The battle: astronomers (scientists) versus the mechanics (engineers)
The magnetic compass had been invented in the twelfth century and became standard equipment on all ships by this time. An early solution to find longitude was to sight the North Star (Polaris) and measure the difference between this star (True north) and the compass (Magnetic north). The book notes “the vagaries of terrestrial magnetism” played havoc with this method. The most promising proposal was to measure the angular difference between the moon and various prominent stars, compared to a table of known angles. The missing element, however, was an accurate table of stars and their expected future positions.
It works in theory but how well does it work in actual practice?
Clockmakers were doing no better than the astronomers until John Harrison, a carpenter turned clockmaker solved the many problems. He built one of his earliest wooden clocks, at Brockelsby Park, in 1722 and it is still running today.
The clock never needs lubrication, because the parts that would normally call for it were carved out of lignum vitae, a tropical hardwood that exudes his own grease.
pp. 69 – 69
He carried this ingenuity to his later clocks and many of his inventions still exist in mechanical watches today. He solved the problem of temperature variance, for example, by binding different metal types where needed so the deviation of one would cancel the other. He eventually designed and built a clock that would keep accurate time at sea.
His every success, however, was parried by members of the scientific elite, who distrusted Harrison’s magic box. The commissioners charged with awarding the longitude prize . . . changed the contest rules whenever they saw fit, so as to favor the chances of astronomers over the likes of Harrison and his fellow “mechanics.”
p. 9
It works in actual practice, but how well does in work in theory?
The bureaucrats couldn’t be bothered with the actual results of the many sea trials and came up with tests on land and various ways to thwart the results. Only after His Majesty King George III took an active interest did the Longitude Board grudgingly award some of the prize money due Harrison. In the end, the mass production of Harrison’s design proved that he had indeed solved the longitude problem.
The book and the movie
“Longitude,” the book, is an easy read for anyone with an interest in navigation, even the airborne kind of navigation.

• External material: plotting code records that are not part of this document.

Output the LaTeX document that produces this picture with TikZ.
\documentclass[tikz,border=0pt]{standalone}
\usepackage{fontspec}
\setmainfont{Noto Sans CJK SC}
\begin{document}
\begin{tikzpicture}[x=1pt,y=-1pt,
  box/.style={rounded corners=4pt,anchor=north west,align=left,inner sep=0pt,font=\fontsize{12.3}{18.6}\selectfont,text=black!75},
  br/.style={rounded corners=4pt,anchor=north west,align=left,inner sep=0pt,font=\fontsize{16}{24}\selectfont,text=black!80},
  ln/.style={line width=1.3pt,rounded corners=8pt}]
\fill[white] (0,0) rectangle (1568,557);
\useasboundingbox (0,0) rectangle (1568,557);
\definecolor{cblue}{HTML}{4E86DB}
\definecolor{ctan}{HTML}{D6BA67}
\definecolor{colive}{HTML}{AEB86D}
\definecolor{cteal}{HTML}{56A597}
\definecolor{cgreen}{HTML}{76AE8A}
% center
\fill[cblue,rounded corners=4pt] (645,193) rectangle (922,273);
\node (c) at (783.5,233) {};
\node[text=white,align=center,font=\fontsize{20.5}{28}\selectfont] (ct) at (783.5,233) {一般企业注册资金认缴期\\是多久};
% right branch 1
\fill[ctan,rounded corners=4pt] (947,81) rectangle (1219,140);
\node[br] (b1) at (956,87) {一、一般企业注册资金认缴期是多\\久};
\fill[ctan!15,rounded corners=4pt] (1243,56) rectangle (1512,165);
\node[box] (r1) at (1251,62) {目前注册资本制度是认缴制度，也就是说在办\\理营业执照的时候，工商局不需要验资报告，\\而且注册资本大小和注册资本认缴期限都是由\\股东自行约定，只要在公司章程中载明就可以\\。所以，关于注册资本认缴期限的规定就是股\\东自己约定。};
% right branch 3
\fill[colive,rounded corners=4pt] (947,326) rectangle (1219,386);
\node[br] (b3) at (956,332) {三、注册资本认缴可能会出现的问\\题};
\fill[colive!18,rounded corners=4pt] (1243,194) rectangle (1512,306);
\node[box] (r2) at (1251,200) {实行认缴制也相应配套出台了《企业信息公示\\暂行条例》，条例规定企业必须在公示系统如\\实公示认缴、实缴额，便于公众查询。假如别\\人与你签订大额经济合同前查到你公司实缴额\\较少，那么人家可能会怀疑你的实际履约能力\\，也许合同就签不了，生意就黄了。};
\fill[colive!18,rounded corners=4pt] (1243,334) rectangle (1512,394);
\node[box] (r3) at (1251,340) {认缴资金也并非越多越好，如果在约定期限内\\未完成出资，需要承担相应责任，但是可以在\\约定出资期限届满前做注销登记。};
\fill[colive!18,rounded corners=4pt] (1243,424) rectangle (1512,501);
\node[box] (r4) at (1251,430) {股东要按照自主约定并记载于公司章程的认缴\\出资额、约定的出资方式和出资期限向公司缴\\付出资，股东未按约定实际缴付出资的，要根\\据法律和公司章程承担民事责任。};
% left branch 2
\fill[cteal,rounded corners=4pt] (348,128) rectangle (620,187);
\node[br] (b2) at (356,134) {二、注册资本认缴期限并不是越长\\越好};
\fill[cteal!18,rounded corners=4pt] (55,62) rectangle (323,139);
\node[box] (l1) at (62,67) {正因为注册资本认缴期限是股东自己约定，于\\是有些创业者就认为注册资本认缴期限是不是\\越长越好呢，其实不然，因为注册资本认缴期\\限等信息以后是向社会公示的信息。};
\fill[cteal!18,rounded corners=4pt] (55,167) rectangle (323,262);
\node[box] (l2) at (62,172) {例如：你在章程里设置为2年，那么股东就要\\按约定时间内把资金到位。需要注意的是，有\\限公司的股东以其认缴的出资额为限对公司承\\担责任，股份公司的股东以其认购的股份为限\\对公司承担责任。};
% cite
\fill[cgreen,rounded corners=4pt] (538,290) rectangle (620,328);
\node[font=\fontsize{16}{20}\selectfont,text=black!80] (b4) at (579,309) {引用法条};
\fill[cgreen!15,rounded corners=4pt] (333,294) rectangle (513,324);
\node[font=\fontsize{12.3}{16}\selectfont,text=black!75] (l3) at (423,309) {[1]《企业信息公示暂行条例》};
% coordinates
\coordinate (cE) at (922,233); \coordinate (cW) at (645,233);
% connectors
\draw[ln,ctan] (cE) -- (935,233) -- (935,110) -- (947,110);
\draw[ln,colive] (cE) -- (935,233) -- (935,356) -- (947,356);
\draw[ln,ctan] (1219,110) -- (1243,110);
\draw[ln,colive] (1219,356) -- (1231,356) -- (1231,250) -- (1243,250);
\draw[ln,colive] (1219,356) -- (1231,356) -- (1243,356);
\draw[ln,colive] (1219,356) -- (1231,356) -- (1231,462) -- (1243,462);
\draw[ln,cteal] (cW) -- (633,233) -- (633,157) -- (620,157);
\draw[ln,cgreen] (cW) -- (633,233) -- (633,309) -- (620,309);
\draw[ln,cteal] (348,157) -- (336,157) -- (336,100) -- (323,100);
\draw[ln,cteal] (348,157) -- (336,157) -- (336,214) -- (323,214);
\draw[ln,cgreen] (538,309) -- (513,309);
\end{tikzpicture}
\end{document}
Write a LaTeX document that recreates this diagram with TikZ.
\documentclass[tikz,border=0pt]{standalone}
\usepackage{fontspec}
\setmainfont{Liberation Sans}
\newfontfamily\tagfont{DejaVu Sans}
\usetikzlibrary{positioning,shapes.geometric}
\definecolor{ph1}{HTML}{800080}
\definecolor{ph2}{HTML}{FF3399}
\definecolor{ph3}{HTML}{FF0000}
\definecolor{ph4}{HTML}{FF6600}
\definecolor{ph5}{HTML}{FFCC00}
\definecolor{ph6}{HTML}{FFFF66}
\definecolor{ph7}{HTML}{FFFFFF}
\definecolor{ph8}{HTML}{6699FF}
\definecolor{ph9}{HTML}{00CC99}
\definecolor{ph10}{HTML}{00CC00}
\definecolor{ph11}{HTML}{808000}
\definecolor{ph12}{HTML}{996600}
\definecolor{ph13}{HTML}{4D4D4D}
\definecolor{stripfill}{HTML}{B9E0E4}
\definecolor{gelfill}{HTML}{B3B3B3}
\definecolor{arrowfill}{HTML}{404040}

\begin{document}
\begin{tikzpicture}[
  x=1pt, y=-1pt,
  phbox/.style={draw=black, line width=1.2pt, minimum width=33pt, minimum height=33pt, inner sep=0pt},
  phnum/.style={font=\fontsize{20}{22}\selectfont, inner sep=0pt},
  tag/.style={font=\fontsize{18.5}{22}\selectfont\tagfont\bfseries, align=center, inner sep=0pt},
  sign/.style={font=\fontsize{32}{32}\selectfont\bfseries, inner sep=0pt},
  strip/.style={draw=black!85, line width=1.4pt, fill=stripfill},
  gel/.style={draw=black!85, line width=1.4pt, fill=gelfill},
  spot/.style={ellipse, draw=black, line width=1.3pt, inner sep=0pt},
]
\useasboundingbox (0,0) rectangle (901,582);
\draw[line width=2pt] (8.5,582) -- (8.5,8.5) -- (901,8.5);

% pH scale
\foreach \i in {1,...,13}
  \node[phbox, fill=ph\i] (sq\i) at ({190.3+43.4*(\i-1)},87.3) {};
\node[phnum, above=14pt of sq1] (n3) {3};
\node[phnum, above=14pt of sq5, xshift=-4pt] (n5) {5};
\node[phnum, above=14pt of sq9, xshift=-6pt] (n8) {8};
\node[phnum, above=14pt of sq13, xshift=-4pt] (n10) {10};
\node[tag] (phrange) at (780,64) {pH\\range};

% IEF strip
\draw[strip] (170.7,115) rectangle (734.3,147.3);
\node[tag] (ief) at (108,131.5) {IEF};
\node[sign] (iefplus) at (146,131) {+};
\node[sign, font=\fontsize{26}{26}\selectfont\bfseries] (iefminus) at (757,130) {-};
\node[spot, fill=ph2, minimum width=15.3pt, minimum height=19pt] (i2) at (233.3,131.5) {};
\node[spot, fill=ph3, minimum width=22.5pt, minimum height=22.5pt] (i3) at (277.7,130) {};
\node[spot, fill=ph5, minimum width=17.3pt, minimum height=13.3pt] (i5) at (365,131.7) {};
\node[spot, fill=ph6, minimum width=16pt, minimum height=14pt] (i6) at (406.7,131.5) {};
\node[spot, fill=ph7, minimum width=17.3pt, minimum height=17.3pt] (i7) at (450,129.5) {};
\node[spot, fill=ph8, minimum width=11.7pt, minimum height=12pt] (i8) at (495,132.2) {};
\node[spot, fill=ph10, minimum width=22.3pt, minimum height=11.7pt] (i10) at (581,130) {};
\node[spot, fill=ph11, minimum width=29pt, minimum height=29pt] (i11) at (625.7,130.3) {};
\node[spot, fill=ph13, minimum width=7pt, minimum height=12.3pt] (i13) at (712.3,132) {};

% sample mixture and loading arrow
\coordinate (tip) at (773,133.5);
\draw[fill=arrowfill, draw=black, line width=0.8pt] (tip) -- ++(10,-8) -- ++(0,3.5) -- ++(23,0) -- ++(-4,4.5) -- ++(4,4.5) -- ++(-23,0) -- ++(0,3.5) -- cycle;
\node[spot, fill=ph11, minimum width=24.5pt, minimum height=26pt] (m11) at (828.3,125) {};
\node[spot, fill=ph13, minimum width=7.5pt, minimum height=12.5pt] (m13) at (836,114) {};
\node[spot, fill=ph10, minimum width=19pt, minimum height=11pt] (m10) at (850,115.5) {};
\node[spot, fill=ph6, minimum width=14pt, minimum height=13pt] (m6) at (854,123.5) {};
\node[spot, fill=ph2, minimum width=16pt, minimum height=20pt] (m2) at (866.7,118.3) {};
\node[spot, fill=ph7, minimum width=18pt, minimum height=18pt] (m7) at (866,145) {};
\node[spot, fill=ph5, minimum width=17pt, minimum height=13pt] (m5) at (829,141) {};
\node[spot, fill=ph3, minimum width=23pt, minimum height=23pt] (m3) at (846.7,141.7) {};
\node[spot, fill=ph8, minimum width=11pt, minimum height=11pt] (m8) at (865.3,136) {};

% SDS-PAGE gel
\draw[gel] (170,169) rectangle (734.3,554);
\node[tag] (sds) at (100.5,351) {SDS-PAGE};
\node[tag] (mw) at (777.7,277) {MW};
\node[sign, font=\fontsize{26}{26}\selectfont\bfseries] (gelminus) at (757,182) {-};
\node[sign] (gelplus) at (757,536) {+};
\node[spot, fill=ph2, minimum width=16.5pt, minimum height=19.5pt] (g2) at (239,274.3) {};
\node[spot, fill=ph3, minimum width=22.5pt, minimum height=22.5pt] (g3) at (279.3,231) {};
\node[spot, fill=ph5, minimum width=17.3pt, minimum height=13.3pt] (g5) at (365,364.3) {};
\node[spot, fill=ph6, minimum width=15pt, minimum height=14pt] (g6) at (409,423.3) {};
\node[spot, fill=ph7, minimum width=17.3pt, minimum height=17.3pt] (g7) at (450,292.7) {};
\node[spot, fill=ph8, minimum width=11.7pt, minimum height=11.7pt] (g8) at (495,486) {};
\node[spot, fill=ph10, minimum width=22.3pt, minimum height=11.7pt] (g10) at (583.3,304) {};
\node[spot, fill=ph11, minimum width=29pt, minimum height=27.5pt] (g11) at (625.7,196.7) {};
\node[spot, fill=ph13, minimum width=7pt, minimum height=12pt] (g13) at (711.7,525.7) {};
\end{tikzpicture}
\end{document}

The search for how to find longitude will be illuminating even for someone well versed at programming a highly automated flight management computer where all the heavy lifting is done by satellites used not only for navigation, but also for communicating the flight plans themselves. You also get a sense of the frustration that John Harrison must have felt in battling the bureaucracy that was the Longitude Board. Like present day aviation bureaucracies, the initial intent was good, but bureaucrats tend to lose sight of that intent. The only shortcoming in the book, I think, is that it doesn’t go far enough in putting human faces to the humans doing the good deeds and those getting in the way. Fortunately, for that task, we have the movie. We’ll get to that next week.
By the way, the next time you are in London, you really should hop on “The Tube” and take a 30-minute ride down to the Royal Observatory. I must admit that the first time I did this, my motivation was to take a photo of the Prime Meridian. (You can see my reflection in the door underneath the Prime Meridian sign.) But inside that building you will find fascinating exhibits which include five Harrison clocks, including the ones he entered for the Longitude Prize.